AUSTRIA | Friday, 21 November 2014 | Views [327]

If Austria is a nice creamy cake, then Salzburg is definitely a bright fat red cherry on top. As the train was whizzing through the Austrian countryside I couldn't help but wonder why I haven't visited this beautiful country earlier. Mountains everywhere, hikers - young and old, beards:) (had to mention them again), cool lakes (like Zell am See) and all sorts of other really really cool stuff. Like the bacon and cheese pretzel that I had on one of the squares of Salzburg. It was as big as my head. And chocolate pretzels….drool…Posh looking Austrians walking around with great danes on leads, I've even seen a Saint Bernard. I had to stop in front of the Till Eulenspiegel restaurant, which reminded me of the Eulenspiegel fairy tales. Those were my favourites together with Nassredin, Munchausen, Sinbad and Wilhelm Hauff fairy tales (especially the story of the caliph stork, the little Muck and the little glass man - a story from Schwarzwald…oh I used to be so terrified of Dutch Michel). Eulenspiegel, the trickster…had a few laughs reading the tales as a kid…when one day I came across a book written by the Belgian author Charles de Coster who wrote the book "the glorious adventures of Tyl Ulenspiegl". It's a lengthy book. And it's not for children. Somehow the fairy tale was over. Coster sets his story in the 16th century, at the height of the Inquisition; Ulenspiegel’s father is burned at the stake as a heretic, and Ulenspiegel swears an oath to avenge his death. what follows is a series of gruesome deaths and torture scenes.

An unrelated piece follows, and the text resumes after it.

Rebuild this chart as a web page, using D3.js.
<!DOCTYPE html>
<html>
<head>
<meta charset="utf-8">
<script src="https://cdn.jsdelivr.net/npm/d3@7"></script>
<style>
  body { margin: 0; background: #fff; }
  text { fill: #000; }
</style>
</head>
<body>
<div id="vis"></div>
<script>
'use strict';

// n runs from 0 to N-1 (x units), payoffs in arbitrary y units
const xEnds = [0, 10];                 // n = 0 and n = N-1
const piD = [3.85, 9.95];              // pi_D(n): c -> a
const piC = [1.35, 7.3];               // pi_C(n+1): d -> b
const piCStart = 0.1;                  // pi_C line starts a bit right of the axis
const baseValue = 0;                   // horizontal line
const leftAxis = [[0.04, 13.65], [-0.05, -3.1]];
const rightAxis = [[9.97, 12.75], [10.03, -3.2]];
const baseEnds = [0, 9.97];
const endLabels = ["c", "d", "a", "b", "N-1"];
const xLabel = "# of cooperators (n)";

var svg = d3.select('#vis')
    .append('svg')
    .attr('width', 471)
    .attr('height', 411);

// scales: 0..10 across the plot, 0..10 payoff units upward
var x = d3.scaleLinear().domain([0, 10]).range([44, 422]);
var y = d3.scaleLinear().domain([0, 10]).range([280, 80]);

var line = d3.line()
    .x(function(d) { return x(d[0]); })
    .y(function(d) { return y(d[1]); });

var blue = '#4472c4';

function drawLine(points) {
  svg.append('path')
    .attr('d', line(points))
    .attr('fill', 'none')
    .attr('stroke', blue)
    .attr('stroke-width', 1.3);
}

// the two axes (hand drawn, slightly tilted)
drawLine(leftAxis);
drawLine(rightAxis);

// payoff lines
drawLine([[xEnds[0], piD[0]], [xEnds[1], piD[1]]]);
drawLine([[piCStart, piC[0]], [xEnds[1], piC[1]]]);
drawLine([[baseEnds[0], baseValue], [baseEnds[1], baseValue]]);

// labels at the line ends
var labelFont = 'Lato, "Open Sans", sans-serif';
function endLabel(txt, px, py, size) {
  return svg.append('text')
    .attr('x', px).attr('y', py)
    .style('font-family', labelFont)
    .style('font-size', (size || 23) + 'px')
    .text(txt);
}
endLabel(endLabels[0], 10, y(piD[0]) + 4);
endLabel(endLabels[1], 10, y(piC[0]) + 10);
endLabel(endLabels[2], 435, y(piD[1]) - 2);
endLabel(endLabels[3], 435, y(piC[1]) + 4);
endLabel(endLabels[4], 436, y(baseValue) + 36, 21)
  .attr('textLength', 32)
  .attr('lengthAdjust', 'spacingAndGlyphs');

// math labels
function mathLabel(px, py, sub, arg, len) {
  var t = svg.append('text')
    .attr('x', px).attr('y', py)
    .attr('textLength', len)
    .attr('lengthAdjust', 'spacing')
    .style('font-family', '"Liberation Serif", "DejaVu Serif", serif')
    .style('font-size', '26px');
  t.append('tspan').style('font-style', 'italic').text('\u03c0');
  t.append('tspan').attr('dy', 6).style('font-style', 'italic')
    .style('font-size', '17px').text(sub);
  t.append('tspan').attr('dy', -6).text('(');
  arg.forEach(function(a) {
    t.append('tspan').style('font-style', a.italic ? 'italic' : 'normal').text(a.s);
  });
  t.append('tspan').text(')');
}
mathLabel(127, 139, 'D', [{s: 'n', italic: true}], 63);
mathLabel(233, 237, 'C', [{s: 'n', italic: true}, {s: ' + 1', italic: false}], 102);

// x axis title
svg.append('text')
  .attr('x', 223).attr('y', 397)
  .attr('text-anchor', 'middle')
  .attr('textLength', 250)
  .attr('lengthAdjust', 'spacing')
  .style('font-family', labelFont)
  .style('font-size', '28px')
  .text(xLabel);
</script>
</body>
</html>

The merry prankster transforms into a freedom fighter against religious oppression. Again a bit later on, I looked into fairy tales at a greater length and realised that many of the archetypal patterns and fairy tale elements are a contrasting series of evil and good, but where the good is also suffering. Basically a lot of suffering. I guess it's a relief that most of the stories have a happy end at least. But I'm suspecting now, that a story is never really finished and that it perpetuates into new ups and downs, highs and lows, more culminations of suffering, martyrdom and brief relief. Anyway…enough about fairy tales. Salzburg is a fairy tale…sort of. But I probably would have a different opinion if I would live there. So, at the start of a lovely sunny afternoon I was strolling on the streets of yet another most exquisite Austrian town, with every corner presenting a feast for my eyes…or camera shutter…:)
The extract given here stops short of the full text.